Channel 4 forced to boost minority shows

Cathy Newman
Friday 27 June 1997 23:02

The Independent Television Commission has told the Treasury it is prepared to put pressure on Channel 4 to ensure that the broadcaster uses millions of pounds gained from the planned abolition of the broadcaster's funding formula to invest in programmes of minority interest.

The confidential letter, seen by The Independent, said: "We believe it is important that Channel 4 should seize the opportunity of a significant increase in its resources by deploying these additional funds in a carefully considered set of programme priorities which would further develop its statutory remit."

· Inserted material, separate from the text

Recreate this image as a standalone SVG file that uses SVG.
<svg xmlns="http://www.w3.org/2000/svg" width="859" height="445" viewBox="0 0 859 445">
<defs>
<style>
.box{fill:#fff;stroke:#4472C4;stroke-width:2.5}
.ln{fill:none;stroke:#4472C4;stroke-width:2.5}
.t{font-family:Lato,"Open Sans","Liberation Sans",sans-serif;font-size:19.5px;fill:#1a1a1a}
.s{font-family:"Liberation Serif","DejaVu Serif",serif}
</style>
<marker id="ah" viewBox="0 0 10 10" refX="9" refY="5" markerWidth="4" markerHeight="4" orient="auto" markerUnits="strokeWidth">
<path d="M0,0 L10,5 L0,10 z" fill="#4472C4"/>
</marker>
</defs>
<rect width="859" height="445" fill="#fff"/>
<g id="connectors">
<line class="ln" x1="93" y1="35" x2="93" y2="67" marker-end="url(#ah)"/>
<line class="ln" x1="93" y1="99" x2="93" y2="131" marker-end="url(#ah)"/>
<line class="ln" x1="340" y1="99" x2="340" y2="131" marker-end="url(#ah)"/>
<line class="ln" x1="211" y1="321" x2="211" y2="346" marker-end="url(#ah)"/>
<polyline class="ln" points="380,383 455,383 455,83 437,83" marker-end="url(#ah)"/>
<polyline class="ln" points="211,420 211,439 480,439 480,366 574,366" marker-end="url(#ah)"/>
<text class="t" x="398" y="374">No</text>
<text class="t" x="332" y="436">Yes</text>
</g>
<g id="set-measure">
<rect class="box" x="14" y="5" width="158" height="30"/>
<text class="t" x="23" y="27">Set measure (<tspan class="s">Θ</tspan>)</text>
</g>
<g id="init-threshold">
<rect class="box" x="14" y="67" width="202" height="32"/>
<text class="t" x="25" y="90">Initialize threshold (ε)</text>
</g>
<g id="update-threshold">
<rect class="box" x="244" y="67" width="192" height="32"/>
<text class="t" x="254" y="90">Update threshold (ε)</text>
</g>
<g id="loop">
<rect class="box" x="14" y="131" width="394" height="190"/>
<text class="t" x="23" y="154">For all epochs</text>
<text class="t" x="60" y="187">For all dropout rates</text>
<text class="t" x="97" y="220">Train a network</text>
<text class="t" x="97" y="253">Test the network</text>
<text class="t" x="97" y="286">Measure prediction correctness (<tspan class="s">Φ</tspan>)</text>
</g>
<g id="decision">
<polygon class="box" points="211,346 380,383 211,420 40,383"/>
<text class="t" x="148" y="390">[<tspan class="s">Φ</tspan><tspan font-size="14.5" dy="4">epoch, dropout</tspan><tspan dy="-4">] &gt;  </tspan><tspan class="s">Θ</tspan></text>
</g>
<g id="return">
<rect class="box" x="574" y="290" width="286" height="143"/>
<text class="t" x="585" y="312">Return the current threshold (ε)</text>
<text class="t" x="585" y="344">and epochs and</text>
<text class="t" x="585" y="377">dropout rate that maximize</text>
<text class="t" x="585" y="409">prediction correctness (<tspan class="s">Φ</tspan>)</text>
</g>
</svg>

The funding formula came into effect in January 1993 when Channel 4 became a public corporation. The broadcaster is obliged to hand over to ITV half of any terrestrial television advertising revenue it takes over a 14 per cent threshold. Channel 4 stands to gain in excess of pounds 70m from the removal of the levy.

Under the terms of the 1990 Broadcasting Act, Channel 4 is obliged to screen a "suitable proportion" of programming "not generally catered for by Channel 3". In the letter, the ITC says it will "modify" Channel 4's licence to "ensure that the increased resources are deployed in this way".

The ITV companies will welcome the ITC's admissions that it will use its powers to enforce Channel 4's commitment to minority programming. ITV operators have in the past argued for the rival broadcaster's remit to be tightened up, and repeated their plea only yesterday in a letter to Chris Smith, the National Heritage Secretary.